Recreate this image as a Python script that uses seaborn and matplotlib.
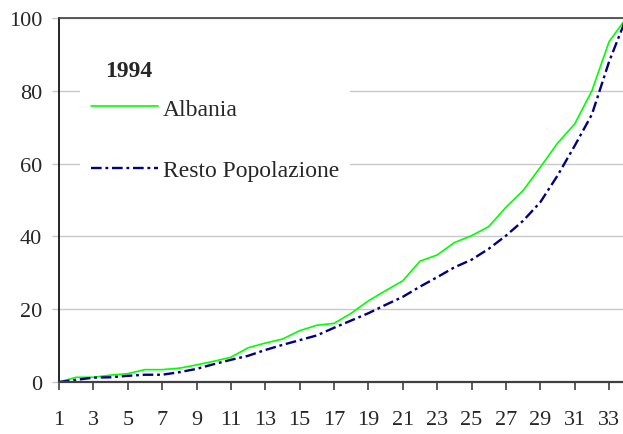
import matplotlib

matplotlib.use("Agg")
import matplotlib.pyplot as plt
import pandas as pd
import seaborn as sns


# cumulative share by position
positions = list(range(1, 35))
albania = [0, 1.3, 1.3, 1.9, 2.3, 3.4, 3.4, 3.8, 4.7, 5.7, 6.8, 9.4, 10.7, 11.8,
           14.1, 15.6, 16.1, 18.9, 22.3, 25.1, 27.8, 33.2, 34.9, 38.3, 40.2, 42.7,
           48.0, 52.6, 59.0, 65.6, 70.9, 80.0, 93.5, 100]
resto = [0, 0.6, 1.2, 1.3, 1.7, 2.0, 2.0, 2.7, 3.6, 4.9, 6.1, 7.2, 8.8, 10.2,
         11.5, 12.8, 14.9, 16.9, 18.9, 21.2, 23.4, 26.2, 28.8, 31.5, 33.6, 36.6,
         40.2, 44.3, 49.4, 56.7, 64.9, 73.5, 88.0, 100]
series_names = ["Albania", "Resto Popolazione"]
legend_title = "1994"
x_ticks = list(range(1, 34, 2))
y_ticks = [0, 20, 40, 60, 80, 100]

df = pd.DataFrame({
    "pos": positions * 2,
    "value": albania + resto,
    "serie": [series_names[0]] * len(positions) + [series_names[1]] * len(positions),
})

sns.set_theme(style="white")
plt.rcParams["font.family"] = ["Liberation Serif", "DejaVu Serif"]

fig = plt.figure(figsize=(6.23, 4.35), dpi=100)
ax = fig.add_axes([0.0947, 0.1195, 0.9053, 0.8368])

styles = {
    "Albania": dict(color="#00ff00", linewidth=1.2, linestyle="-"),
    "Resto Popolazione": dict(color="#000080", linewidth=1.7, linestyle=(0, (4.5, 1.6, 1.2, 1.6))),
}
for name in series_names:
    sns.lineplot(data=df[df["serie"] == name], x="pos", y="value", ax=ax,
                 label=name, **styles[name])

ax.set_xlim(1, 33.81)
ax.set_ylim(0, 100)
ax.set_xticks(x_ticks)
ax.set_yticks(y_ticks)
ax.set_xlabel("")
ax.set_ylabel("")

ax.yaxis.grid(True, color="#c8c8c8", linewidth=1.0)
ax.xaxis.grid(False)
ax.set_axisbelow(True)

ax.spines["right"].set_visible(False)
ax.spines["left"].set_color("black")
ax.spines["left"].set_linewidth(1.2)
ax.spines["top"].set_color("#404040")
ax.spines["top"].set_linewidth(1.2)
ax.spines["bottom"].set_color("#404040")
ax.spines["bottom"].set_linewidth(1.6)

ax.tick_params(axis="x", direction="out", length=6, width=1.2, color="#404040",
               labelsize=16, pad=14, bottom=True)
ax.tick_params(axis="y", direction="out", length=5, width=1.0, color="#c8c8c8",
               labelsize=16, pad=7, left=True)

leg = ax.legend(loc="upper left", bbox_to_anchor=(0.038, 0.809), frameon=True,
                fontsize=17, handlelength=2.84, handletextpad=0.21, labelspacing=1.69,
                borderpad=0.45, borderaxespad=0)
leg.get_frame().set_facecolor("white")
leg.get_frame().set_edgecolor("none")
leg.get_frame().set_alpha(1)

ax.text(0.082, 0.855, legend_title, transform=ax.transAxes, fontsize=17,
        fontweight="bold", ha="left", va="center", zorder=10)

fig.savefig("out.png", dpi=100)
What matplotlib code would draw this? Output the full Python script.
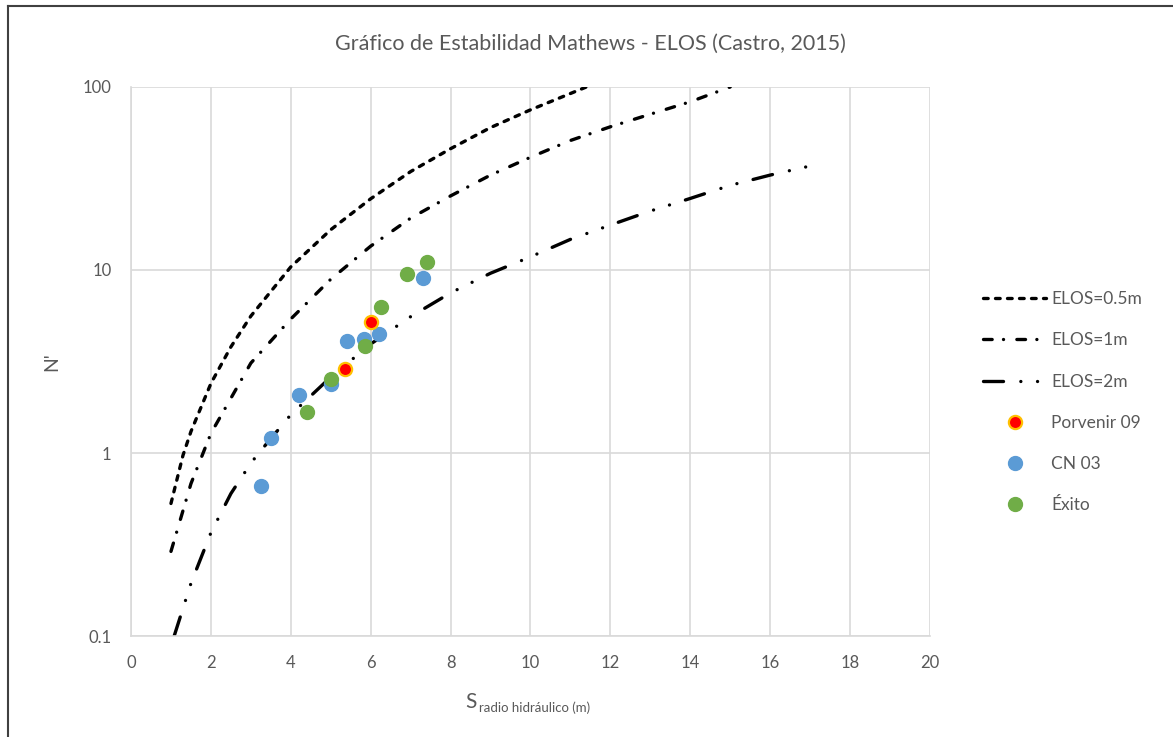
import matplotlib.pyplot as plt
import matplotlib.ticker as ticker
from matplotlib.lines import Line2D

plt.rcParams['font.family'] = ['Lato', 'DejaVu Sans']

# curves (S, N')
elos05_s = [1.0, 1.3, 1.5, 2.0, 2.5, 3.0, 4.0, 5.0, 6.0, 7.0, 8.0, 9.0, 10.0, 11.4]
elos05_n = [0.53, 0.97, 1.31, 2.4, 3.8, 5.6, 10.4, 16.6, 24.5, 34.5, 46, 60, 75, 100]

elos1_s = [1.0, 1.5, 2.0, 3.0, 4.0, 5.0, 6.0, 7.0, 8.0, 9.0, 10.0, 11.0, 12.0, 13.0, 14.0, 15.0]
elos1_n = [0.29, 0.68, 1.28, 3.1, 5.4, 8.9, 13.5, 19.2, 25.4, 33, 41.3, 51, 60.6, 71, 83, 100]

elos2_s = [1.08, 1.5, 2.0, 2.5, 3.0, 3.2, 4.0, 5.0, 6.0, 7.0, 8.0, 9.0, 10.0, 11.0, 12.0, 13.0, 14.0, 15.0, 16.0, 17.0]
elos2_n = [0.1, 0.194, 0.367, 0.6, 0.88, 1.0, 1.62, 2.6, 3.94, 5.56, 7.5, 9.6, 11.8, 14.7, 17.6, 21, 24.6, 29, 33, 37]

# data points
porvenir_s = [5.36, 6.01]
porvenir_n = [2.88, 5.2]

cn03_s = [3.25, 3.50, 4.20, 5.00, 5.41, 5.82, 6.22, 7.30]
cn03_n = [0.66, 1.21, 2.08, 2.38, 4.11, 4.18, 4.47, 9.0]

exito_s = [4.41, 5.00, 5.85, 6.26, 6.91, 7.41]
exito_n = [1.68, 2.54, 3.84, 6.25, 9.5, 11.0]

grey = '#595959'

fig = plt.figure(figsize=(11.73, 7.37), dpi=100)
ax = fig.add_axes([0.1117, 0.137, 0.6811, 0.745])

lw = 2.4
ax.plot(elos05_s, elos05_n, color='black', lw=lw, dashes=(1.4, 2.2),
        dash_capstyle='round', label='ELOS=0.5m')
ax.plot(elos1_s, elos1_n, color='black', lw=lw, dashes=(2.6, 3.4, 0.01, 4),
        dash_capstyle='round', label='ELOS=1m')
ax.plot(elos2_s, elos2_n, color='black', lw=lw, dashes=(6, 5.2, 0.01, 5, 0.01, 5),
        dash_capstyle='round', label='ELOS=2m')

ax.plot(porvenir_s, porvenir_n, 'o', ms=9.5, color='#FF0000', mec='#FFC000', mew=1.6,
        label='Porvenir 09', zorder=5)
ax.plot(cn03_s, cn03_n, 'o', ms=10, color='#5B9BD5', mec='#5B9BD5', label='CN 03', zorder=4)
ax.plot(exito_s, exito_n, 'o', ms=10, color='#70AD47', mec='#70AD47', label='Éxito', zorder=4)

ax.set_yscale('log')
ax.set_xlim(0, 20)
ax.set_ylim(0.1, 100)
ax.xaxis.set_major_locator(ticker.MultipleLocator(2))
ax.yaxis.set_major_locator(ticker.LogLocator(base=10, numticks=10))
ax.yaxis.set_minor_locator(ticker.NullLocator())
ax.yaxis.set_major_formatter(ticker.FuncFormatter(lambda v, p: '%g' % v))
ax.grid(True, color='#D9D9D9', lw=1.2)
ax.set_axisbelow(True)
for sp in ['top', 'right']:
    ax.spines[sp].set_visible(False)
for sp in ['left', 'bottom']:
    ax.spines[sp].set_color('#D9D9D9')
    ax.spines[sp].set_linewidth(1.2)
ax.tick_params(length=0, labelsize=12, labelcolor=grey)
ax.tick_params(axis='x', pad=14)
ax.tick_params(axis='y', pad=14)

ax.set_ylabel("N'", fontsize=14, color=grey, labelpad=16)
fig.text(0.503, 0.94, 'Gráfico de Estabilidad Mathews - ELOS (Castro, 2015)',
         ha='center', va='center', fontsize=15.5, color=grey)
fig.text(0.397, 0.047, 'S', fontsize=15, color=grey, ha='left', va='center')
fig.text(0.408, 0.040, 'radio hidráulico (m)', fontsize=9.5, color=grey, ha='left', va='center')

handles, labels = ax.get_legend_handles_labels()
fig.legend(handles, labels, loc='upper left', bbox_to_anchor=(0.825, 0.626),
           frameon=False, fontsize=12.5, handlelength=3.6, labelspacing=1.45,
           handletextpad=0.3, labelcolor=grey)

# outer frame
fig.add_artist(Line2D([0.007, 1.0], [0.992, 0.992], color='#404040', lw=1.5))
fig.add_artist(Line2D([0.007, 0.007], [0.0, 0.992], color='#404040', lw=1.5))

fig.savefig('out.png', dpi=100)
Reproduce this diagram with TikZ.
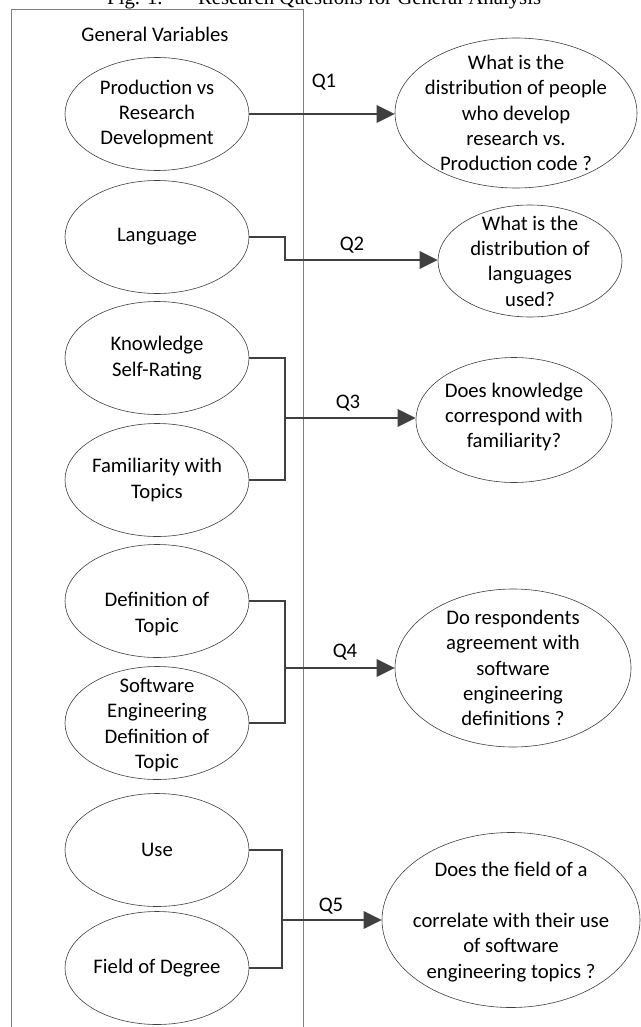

■ **WRITTEN PROBLEM**
Restate word for word only the lines from where the entries begin through the one with "import seaborn as sns"; omit the pictures.

■ **EXERCISE ANSWER**
Recreate this image as a Python script that uses seaborn and matplotlib.
import matplotlib

matplotlib.use("Agg")
import matplotlib.pyplot as plt
import pandas as pd
import seaborn as sns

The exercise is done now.